Le gouvernement belge n’y gagnerait pas moins. Le régime du monopole, portant sur une consommation supplémentaire de 4 millions de kilogrammes, donnerait un accroissement de 12 à 15 millions dans le revenu brut de l’impôt. En admettant ainsi que le revenu net s’élevât à 100 millions de francs pour les 40 millions d’habitans que comprennent la France et la Belgique, le trésor belge recevrait, pour sa part, tous frais déduits, une somme ronde de 10 millions[1] ; et, comme le revenu de la Belgique, déduction faite des frais de perception, n’excède pas 80 millions de francs, ce serait une augmentation d’un huitième dans les ressources du pays, une somme égale à l’intérêt de la dette publique et de l’amortissement. La Belgique, ayant achevé ses chemins de fer, et portant ainsi ses recettes au niveau de ses dépenses ordinaires, n’aurait plus besoin d’emprunter. On assurerait son existence en consolidant son crédit.

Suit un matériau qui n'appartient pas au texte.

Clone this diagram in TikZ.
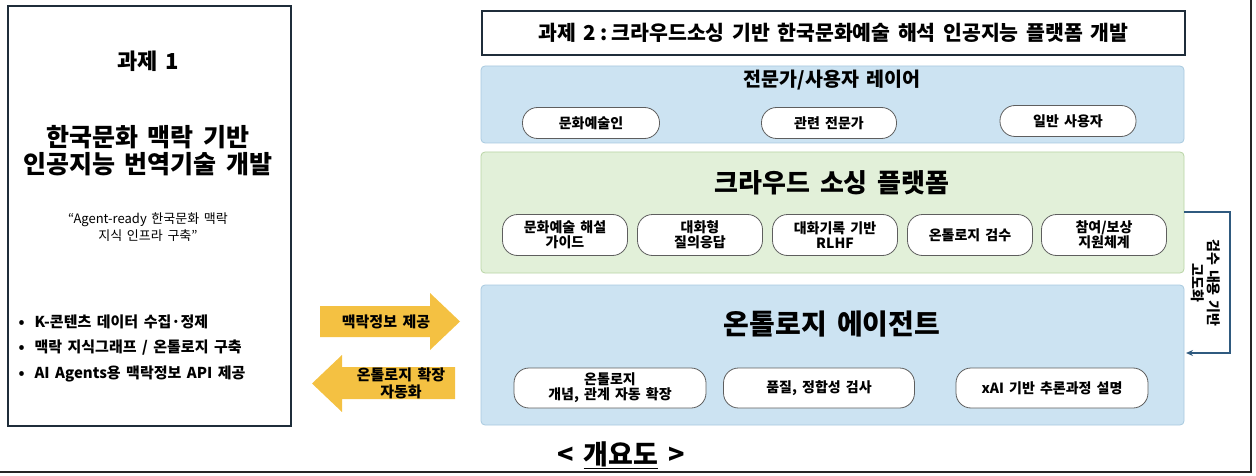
\documentclass[tikz,border=0pt]{standalone}
\usepackage{fontspec}
\setmainfont{Noto Sans CJK KR}[WordSpace={1.6,0,0}]
\usetikzlibrary{arrows.meta}

\definecolor{framecol}{HTML}{1F2D3A}
\definecolor{layerblue}{HTML}{CCE3F2}
\definecolor{layerblueline}{HTML}{A8C9DF}
\definecolor{layergreen}{HTML}{E2F0D9}
\definecolor{layergreenline}{HTML}{B8D4A4}
\definecolor{pillline}{HTML}{5E5E5E}
\definecolor{arrowgold}{HTML}{F4C142}
\definecolor{feedback}{HTML}{2F5A7F}

\begin{document}
\begin{tikzpicture}[x=1pt,y=-1pt,
    taskbox/.style={draw=framecol,line width=1.8pt,fill=white},
    layer/.style={rounded corners=4pt,line width=0.8pt},
    pill/.style={draw=pillline,fill=white,line width=0.8pt,rounded corners=15pt,
        align=center,font=\fontsize{14}{15}\selectfont\bfseries,inner sep=0pt},
    title/.style={font=\fontsize{#1}{#1}\selectfont\bfseries,align=center},
    title/.default=18,
    bullet/.style={font=\fontsize{15}{17}\selectfont\bfseries,anchor=west}]
    \useasboundingbox (0,0) rectangle (1256,476);

    \draw[line width=1.2pt,black!85] (1251,0) -- (1251,472) -- (0,472);

    \node[taskbox,minimum width=283,minimum height=420,anchor=north west] (task1) at (7,5) {};
    \node[title=22] (t1head) at (148,61) {과제 1};
    \node[title=25] (t1name) at (148,151) {한국문화 맥락 기반\\[2pt]인공지능 번역기술 개발};
    \node[font=\fontsize{13}{17}\selectfont,align=center] (t1quote) at (148,227) {“Agent-ready 한국문화 맥락\\지식 인프라 구축”};
    \node[bullet] (b1) at (15,322) {•\hspace{10pt}K-콘텐츠 데이터 수집·정제};
    \node[bullet] (b2) at (15,348) {•\hspace{10pt}맥락 지식그래프 / 온톨로지 구축};
    \node[bullet] (b3) at (15,374) {•\hspace{10pt}AI Agents용 맥락정보 API 제공};

    \fill[arrowgold] (320,306) -- (430,306) -- (430,293) -- (460,321.5) -- (430,350)
        -- (430,337) -- (320,337) -- cycle;
    \node[title=15] (arrR) at (386,321.5) {맥락정보 제공};
    \fill[arrowgold] (455,367) -- (342,367) -- (342,355) -- (312,383.5) -- (342,412)
        -- (342,399) -- (455,399) -- cycle;
    \node[align=center,font=\fontsize{15}{17}\selectfont\bfseries] (arrL) at (401,383) {온톨로지 확장\\자동화};

    \node[taskbox,minimum width=703,minimum height=44,anchor=north west] (task2) at (481,10) {};
    \node[title=20.5] (t2head) at (task2.center) {과제 2\hspace{4pt}:\hspace{4pt}크라우드소싱 기반 한국문화예술 해석 인공지능 플랫폼 개발};

    \draw[layer,fill=layerblue,draw=layerblueline] (481,66) rectangle (1184,143);
    \node[title=19.5] (userhead) at (832,80) {전문가/사용자 레이어};
    \node[pill,minimum width=137,minimum height=31] (u1) at (591,123) {문화예술인};
    \node[pill,minimum width=135,minimum height=31] (u2) at (829,123) {관련 전문가};
    \node[pill,minimum width=136,minimum height=31] (u3) at (1068,121) {일반 사용자};

    \draw[layer,fill=layergreen,draw=layergreenline] (481,152) rectangle (1184,273);
    \coordinate (green) at (1184,212);
    \node[title=26] (crowdhead) at (832,183) {크라우드 소싱 플랫폼};
    \node[pill,minimum width=125,minimum height=41] (c1) at (565,235) {문화예술 해설\\가이드};
    \node[pill,minimum width=125,minimum height=41] (c2) at (700,235) {대화형\\질의응답};
    \node[pill,minimum width=125,minimum height=41] (c3) at (835,235) {대화기록 기반\\RLHF};
    \node[pill,minimum width=125,minimum height=41] (c4) at (970,235) {온톨로지 검수};
    \node[pill,minimum width=125,minimum height=41] (c5) at (1104,235) {참여/보상\\지원체계};

    \draw[layer,fill=layerblue,draw=layerblueline] (481,285) rectangle (1184,425);
    \coordinate (agent) at (1186,353);
    \node[title=28] (agenthead) at (832,324) {온톨로지 에이전트};
    \node[pill,minimum width=192,minimum height=40] (a1) at (610,388) {온톨로지\\개념, 관계 자동 확장};
    \node[pill,minimum width=191,minimum height=40] (a2) at (819,388) {품질, 정합성 검사};
    \node[pill,minimum width=192,minimum height=40] (a3) at (1052,388) {xAI 기반 추론과정 설명};

    \draw[feedback,line width=1.4pt,-{Stealth[length=7pt,width=6pt]}] (green) -- (1230,212) |- (agent);
    \node[rotate=-90,font=\fontsize{14}{16}\selectfont\bfseries,align=center] (fbtext) at (1206,283) {검수 내용 기반\\고도화};

    \node[title=27] (overview) at (621,455) {<\hspace{10pt}\underline{개요도}\hspace{10pt}>};
\end{tikzpicture}
\end{document}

Il ne faut pas se dissimuler que, pour aboutir à un résultat commun dans le régime des tabacs, la France et la Belgique partiraient de deux points opposés. Non-seulement le monopole est d’un côté tandis que la liberté est de l’autre ; mais, ainsi que nous l’avons déjà fait remarquer, le régime de la liberté s’est acclimaté en Belgique avec un succès presque égal à celui que le monopole obtient aujourd’hui en France, après bien des vicissitudes et à travers mille difficultés. L’importation du monopole en Belgique, avec son cortége de formalités, de servitudes, et même de vexations, ne soulèvera-t-elle ni résistance, ni répulsion ? Le gouvernement belge paraît disposé à tenter cette grande expérience. La chambre de commerce de Mons a déclaré, dans l’enquête de 1840, que la nécessité de subir le monopole du tabac n’avait rien qui l’effrayât. Reste à savoir si le peuple qui consomme et les débitans qui vendent se résigneront, avec une égale facilité, à payer le tabac deux fois

  1. Si le monopole du tabac doit être plus productif en Belgique qu’en France, proportionnellement à la population, il ne faut pas oublier que la surveillance y sera infiniment plus coûteuse, et que, dans l’union douanière, les frais ainsi que les bénéfices sont mis en commun.